Les méchants passent de l’ombre à la lumière

(c) Charles Duprat - Wolfgang Ablinger-Sperrhacke (Monostatos)

Même si les plus aguerris pourront entendre quelques décalages, l’Orchestre de l’Opéra national de Paris reste un instrument de toute beauté conduit de main experte par Cornelius Meister. Le jeune chef dans une interview qu’il nous a accordée (bientôt en ligne) affiche déjà un nombre impressionnant de Zauberflöte qu’il a dirigé aux quatre coins de la planète. Son dynamisme est communicatif et sa vision du chef-d’œuvre de Mozart est résolument tournée vers la clarté.
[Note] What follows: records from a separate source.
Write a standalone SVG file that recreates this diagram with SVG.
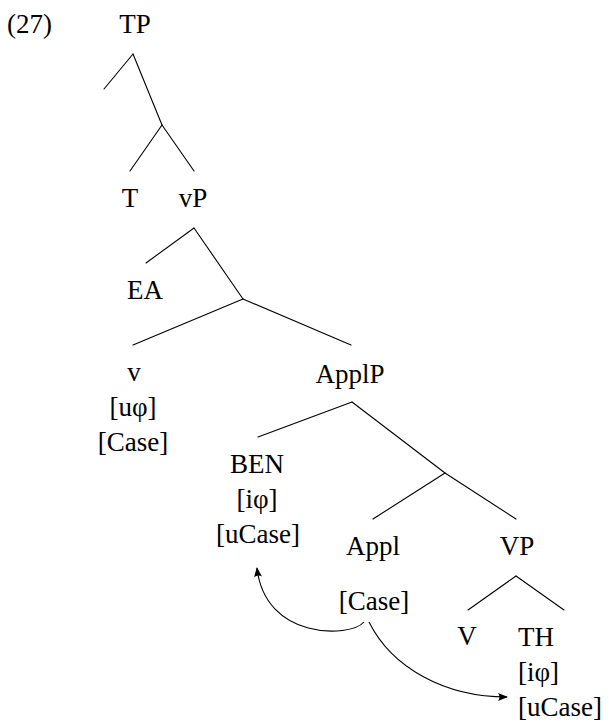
<svg xmlns="http://www.w3.org/2000/svg" width="609" height="723" viewBox="0 0 609 723">
<style>
  text { font-family: "Liberation Serif", "DejaVu Serif", serif; font-size: 27px; fill: #000; }
  .c { text-anchor: middle; }
  .l { text-anchor: start; }
  .edge { stroke: #000; stroke-width: 1.1; fill: none; stroke-linecap: round; }
  .arc { stroke: #000; stroke-width: 1.1; fill: none; marker-end: url(#head); }
</style>
<defs>
  <marker id="head" viewBox="-10 -5 12 10" refX="0" refY="0" markerWidth="12" markerHeight="10" markerUnits="userSpaceOnUse" orient="auto">
    <path d="M1,0 L-9,-4 Q-6,0 -9,4 Z" fill="#000"/>
  </marker>
</defs>
<rect width="609" height="723" fill="#fff"/>

<g id="connectors">
  <line class="edge" x1="133" y1="54" x2="104" y2="89"/>
  <line class="edge" x1="133" y1="54" x2="162" y2="125"/>
  <line class="edge" x1="162" y1="125" x2="130" y2="171"/>
  <line class="edge" x1="162" y1="125" x2="194" y2="171"/>
  <line class="edge" x1="194" y1="228" x2="146" y2="263"/>
  <line class="edge" x1="194" y1="228" x2="243" y2="299"/>
  <line class="edge" x1="243" y1="299" x2="133" y2="345"/>
  <line class="edge" x1="243" y1="299" x2="351" y2="345"/>
  <line class="edge" x1="352" y1="402" x2="258" y2="437"/>
  <line class="edge" x1="352" y1="402" x2="445" y2="473"/>
  <line class="edge" x1="445" y1="473" x2="373" y2="519"/>
  <line class="edge" x1="445" y1="473" x2="516" y2="519"/>
  <line class="edge" x1="516" y1="576" x2="468" y2="610"/>
  <line class="edge" x1="516" y1="576" x2="564" y2="610"/>
  <path class="arc" d="M364,622 C350,638 265,640 257,568"/>
  <path class="arc" d="M369,622 C392,668 445,697 507,697"/>
</g>

<g id="ex-num"><text class="l" x="7" y="33">(27)</text></g>
<g id="node-TP"><text class="c" x="135" y="33">TP</text></g>
<g id="node-T"><text class="c" x="130" y="207">T</text></g>
<g id="node-vP"><text class="c" x="193" y="207">vP</text></g>
<g id="node-EA"><text class="c" x="145" y="299">EA</text></g>
<g id="node-v">
  <text class="c" x="134" y="381">v</text>
  <text class="c" x="133" y="416">[uφ]</text>
  <text class="c" x="133" y="451">[Case]</text>
</g>
<g id="node-ApplP"><text class="c" x="350" y="383">ApplP</text></g>
<g id="node-BEN">
  <text class="c" x="257" y="473">BEN</text>
  <text class="c" x="257" y="508">[iφ]</text>
  <text class="c" x="258" y="543">[uCase]</text>
</g>
<g id="node-Appl"><text class="c" x="373" y="555">Appl</text></g>
<g id="node-Appl-feat"><text class="c" x="374" y="610">[Case]</text></g>
<g id="node-VP"><text class="c" x="517" y="555">VP</text></g>
<g id="node-V"><text class="c" x="467" y="645">V</text></g>
<g id="node-TH">
  <text class="l" x="518" y="646">TH</text>
  <text class="l" x="518" y="681">[iφ]</text>
  <text class="l" x="518" y="716">[uCase]</text>
</g>
</svg>
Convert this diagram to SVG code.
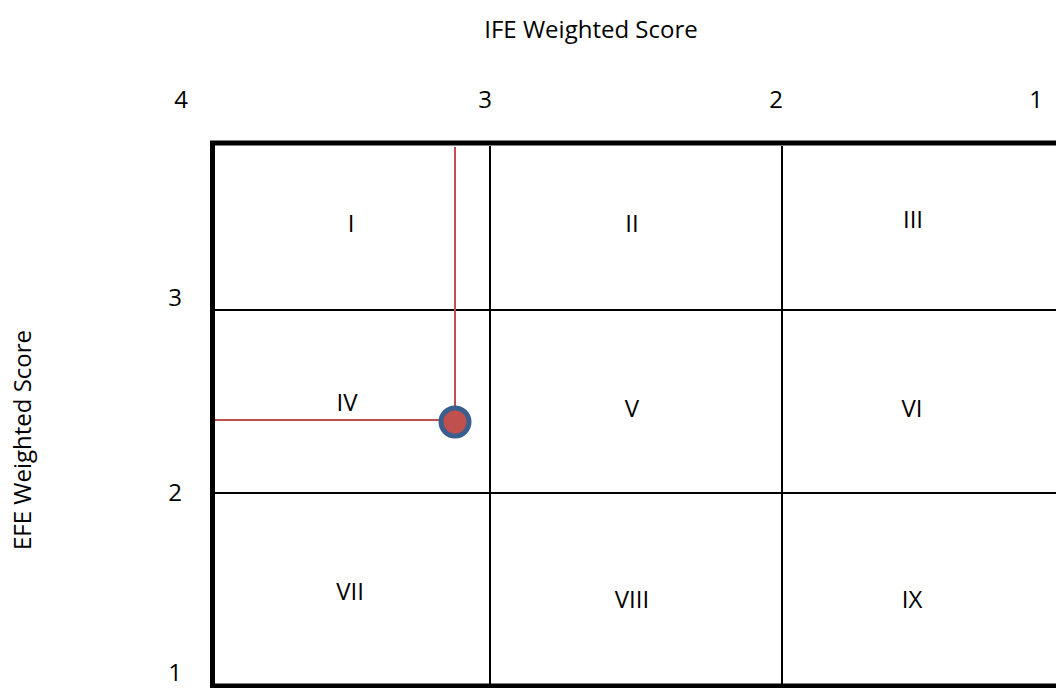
<svg xmlns="http://www.w3.org/2000/svg" width="1056" height="688" viewBox="0 0 1056 688">
<style>
text{font-family:"Open Sans","Liberation Sans",sans-serif;font-size:24px;fill:#000}
.c{text-anchor:middle}
.grid{stroke:#000;stroke-width:2;fill:none}
.frame{stroke:#000;stroke-width:5;fill:none}
.red{stroke:#c0504d;stroke-width:2;fill:none}
</style>
<rect width="1056" height="688" fill="#fff"/>
<g id="titles">
<text class="c" x="591" y="38">IFE Weighted Score</text>
<text class="c" transform="translate(31,440) rotate(-90)">EFE Weighted Score</text>
</g>
<g id="axis-labels">
<text class="c" x="181" y="108">4</text>
<text class="c" x="485" y="108">3</text>
<text class="c" x="776" y="108">2</text>
<text class="c" x="1036" y="108">1</text>
<text class="c" x="175" y="306">3</text>
<text class="c" x="175" y="501">2</text>
<text class="c" x="175" y="681">1</text>
</g>
<g id="connectors">
<path class="frame" d="M1060,143 H212.5 V686 H1060"/>
<line class="grid" x1="490" y1="146" x2="490" y2="684"/>
<line class="grid" x1="782" y1="146" x2="782" y2="684"/>
<line class="grid" x1="215" y1="310" x2="1056" y2="310"/>
<line class="grid" x1="215" y1="493" x2="1056" y2="493"/>
<line class="red" x1="455" y1="147" x2="455" y2="420"/>
<line class="red" x1="215" y1="420" x2="455" y2="420"/>
</g>
<g id="cells">
<text class="c" x="351" y="232">I</text>
<text class="c" x="632" y="232">II</text>
<text class="c" x="913" y="228">III</text>
<text class="c" x="347" y="411">IV</text>
<text class="c" x="632" y="417">V</text>
<text class="c" x="912" y="417">VI</text>
<text class="c" x="350" y="600">VII</text>
<text class="c" x="632" y="608">VIII</text>
<text class="c" x="912" y="608">IX</text>
</g>
<g id="point">
<circle cx="455" cy="422" r="14" fill="#c0504d" stroke="#3a5f8f" stroke-width="5"/>
</g>
</svg>
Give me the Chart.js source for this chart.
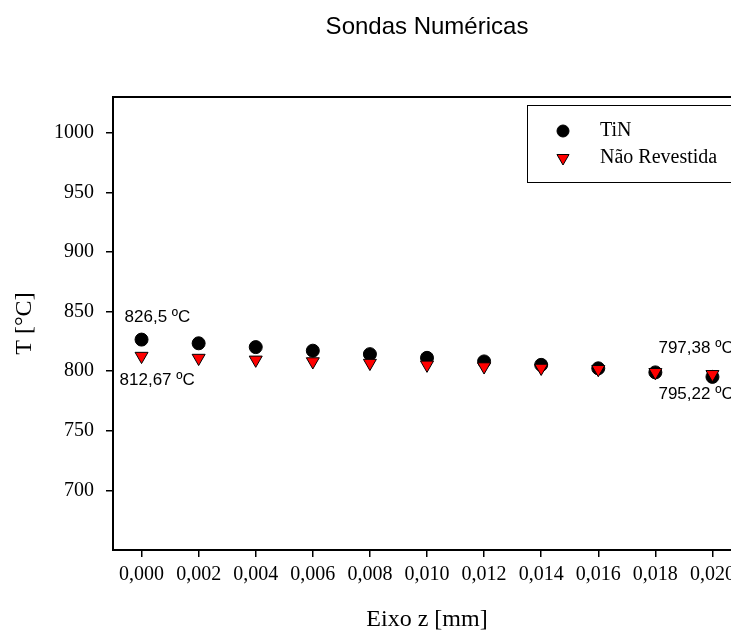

L’on ressent même son enthousiasme à la tombée du rideau où spontanément, il applaudit son plateau remplaçant allègrement les bravos des spectateurs.

Créé à Baden Baden, le spectacle de Robert Carsen est une très grande réussite, une de plus, que l’on revoit toujours avec bonheur sur la scène de Bastille depuis quelques saisons. Tout l’univers du metteur en scène canadien est là, décors dépouillés, costumes en noir et blanc sobres et quelques sous-vêtements mais surtout une très grande intelligence du livret. Avec des gags bien sentis, la modernisation s’accompagne d’un total respect de l’intrigue. Les repères maçonniques sont certainement présents mais Robert Carsen ne s’embarrasse pas d’une imagerie incompréhensible pour des non-initiés. En faisant de la Reine de la Nuit la complice de Sarastro (comme il l’avait fait dans sa première Flûte à Aix, en 1994) et en invitant même les méchants de l’histoire à rejoindre la lumière, il laisse passer un message humaniste que n’aurait sans doute pas renié Mozart.

Même s’il vaut mieux le découvrir en salle, il est heureux qu’un tel spectacle soit accessible au plus grand nombre pour une somme modique. Il nous rappelle les plus belles heures de l’Opéra Bastille mais aussi, avec une distribution en grande partie tricolore, il prouve aux plus sceptiques que le chant français se porte divinement bien.